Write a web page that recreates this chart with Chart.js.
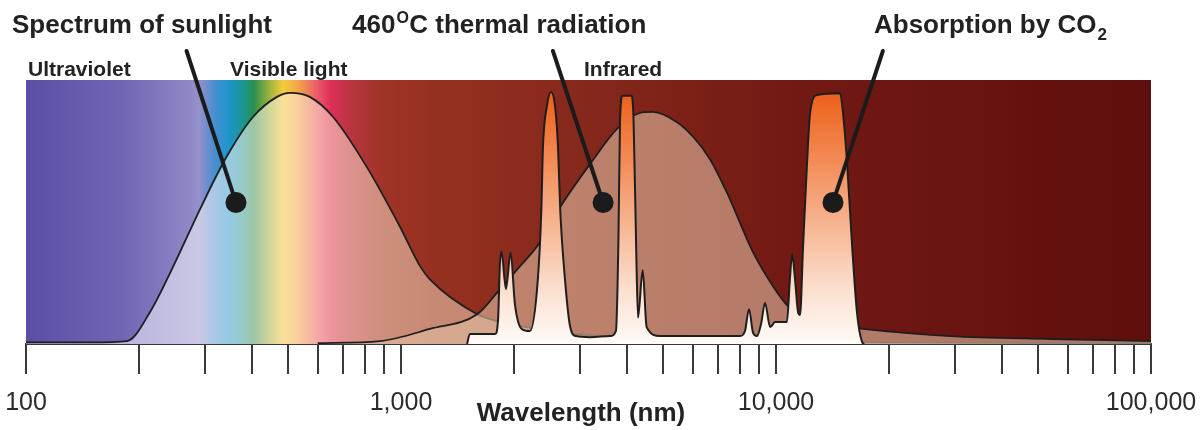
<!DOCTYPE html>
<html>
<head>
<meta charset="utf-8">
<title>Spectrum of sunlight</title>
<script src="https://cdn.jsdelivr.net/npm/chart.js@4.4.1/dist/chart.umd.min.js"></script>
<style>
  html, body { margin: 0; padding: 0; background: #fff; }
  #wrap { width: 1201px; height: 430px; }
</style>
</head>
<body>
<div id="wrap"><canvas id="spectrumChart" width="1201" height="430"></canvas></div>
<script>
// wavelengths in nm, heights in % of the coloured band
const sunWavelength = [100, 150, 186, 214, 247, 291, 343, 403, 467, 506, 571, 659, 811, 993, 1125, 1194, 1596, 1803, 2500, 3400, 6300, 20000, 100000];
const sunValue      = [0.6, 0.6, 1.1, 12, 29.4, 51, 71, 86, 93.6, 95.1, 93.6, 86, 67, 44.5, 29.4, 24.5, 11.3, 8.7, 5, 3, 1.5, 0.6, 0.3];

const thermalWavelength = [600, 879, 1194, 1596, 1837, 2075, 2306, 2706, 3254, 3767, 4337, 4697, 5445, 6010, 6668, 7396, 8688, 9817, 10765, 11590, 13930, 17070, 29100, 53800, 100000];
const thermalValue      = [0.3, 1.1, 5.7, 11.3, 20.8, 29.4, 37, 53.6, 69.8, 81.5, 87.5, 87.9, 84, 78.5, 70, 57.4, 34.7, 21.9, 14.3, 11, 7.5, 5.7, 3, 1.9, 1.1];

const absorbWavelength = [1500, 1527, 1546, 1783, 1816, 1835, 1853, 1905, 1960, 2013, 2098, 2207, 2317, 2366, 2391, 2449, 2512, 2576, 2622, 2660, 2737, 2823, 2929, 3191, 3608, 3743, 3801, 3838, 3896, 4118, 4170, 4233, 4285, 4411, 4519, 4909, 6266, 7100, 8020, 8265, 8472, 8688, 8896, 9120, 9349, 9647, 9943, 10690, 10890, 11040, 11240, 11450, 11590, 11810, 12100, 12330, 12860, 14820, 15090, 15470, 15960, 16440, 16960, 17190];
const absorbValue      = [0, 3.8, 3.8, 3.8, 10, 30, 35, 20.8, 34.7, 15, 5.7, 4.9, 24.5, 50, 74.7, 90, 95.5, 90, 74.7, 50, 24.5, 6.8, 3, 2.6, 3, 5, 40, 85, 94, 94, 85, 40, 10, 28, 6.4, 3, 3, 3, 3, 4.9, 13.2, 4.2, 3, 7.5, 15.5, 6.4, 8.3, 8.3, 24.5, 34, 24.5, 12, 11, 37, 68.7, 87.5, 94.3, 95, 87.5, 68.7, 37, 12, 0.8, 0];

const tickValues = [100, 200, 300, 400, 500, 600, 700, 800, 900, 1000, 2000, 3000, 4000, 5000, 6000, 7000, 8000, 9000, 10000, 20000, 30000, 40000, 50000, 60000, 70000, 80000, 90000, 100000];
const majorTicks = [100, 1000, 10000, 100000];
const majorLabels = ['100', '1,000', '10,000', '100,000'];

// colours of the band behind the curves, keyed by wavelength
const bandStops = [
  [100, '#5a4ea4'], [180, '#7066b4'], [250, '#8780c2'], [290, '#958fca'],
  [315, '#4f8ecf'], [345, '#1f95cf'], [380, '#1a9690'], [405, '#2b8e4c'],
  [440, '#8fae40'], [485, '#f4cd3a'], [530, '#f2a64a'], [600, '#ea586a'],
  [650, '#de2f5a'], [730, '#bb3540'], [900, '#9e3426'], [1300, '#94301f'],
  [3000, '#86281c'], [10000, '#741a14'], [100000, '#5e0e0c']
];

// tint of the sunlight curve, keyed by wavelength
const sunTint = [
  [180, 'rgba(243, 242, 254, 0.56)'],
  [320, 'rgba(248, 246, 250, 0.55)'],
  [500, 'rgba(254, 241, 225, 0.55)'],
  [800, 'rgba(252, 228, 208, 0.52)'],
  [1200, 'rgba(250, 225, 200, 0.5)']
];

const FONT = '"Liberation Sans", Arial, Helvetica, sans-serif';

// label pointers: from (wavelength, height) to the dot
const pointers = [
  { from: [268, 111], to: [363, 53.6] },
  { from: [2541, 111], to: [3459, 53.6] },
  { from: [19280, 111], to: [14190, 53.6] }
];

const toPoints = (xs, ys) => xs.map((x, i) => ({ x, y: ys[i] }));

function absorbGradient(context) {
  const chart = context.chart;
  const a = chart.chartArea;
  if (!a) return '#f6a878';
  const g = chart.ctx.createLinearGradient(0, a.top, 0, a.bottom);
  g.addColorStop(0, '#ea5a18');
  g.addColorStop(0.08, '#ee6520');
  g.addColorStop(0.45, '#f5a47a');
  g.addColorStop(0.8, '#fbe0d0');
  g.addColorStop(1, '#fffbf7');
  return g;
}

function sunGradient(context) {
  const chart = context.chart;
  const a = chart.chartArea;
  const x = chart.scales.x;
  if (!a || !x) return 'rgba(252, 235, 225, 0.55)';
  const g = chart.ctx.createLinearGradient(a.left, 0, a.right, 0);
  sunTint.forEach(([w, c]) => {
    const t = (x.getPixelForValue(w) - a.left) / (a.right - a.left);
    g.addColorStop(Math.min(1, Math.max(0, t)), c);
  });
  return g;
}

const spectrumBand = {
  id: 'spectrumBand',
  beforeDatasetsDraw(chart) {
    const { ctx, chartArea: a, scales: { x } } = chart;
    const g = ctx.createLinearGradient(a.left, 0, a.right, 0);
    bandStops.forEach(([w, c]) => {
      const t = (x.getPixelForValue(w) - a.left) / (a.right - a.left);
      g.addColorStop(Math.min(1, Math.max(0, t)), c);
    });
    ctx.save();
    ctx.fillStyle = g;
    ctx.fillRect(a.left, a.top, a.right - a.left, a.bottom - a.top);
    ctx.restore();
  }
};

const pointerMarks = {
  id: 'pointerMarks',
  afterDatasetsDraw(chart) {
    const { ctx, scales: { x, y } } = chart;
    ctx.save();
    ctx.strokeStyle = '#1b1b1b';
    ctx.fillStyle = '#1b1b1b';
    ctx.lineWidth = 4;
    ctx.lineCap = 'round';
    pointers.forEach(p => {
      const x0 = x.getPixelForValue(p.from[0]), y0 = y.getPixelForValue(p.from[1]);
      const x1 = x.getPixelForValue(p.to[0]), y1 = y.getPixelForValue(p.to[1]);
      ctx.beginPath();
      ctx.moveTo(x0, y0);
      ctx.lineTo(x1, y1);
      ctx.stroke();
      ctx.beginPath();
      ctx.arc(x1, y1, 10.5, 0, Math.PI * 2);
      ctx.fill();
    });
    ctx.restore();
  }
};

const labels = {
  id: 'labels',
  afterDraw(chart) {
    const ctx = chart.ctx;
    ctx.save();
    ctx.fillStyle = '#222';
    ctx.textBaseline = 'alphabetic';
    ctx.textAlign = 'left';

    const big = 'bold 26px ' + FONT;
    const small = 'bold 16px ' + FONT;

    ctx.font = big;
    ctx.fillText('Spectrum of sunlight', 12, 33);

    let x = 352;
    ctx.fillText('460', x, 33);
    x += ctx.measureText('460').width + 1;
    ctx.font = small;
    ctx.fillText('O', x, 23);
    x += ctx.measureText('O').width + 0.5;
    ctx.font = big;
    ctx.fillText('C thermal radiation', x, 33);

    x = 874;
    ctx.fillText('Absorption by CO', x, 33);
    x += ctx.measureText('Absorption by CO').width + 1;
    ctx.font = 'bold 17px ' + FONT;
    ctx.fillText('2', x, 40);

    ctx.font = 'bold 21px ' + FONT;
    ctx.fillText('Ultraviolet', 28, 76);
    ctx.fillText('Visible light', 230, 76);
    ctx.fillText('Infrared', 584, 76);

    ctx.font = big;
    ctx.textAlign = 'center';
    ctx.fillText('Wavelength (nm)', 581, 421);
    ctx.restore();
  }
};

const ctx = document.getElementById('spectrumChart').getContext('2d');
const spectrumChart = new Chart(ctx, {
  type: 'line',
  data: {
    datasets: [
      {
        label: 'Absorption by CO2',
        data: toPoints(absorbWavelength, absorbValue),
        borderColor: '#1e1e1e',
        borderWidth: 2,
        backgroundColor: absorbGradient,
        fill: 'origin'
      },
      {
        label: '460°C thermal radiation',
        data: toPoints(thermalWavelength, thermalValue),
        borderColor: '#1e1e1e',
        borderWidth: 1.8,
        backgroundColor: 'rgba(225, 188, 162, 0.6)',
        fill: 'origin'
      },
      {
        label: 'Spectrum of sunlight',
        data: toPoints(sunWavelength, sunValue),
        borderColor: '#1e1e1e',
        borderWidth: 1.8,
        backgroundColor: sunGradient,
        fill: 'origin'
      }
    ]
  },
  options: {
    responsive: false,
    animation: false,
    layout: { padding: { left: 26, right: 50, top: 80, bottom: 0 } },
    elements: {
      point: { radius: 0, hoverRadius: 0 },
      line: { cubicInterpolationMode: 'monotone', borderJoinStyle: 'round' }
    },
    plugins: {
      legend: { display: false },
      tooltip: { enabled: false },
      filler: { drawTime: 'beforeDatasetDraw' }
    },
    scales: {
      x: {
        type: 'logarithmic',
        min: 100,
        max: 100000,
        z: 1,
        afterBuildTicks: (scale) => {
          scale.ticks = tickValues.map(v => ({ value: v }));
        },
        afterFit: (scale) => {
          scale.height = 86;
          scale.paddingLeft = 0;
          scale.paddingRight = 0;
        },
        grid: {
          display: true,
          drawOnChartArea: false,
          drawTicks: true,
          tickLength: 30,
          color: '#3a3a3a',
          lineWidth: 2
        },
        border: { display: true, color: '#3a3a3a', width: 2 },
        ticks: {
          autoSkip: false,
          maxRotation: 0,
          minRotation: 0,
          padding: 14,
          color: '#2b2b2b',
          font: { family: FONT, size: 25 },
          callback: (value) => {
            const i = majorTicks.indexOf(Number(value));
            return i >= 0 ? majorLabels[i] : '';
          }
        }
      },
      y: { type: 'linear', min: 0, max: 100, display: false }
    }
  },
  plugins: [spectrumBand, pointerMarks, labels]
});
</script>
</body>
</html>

## JOB
Output exactly the span of lines from the top of the listing through the line holding "1.5, 0.6, 0.3];", and leave every picture out.

## THE RESPONSE
Write a web page that recreates this chart with Chart.js.
<!DOCTYPE html>
<html>
<head>
<meta charset="utf-8">
<title>Spectrum of sunlight</title>
<script src="https://cdn.jsdelivr.net/npm/chart.js@4.4.1/dist/chart.umd.min.js"></script>
<style>
  html, body { margin: 0; padding: 0; background: #fff; }
  #wrap { width: 1201px; height: 430px; }
</style>
</head>
<body>
<div id="wrap"><canvas id="spectrumChart" width="1201" height="430"></canvas></div>
<script>
// wavelengths in nm, heights in % of the coloured band
const sunWavelength = [100, 150, 186, 214, 247, 291, 343, 403, 467, 506, 571, 659, 811, 993, 1125, 1194, 1596, 1803, 2500, 3400, 6300, 20000, 100000];
const sunValue      = [0.6, 0.6, 1.1, 12, 29.4, 51, 71, 86, 93.6, 95.1, 93.6, 86, 67, 44.5, 29.4, 24.5, 11.3, 8.7, 5, 3, 1.5, 0.6, 0.3];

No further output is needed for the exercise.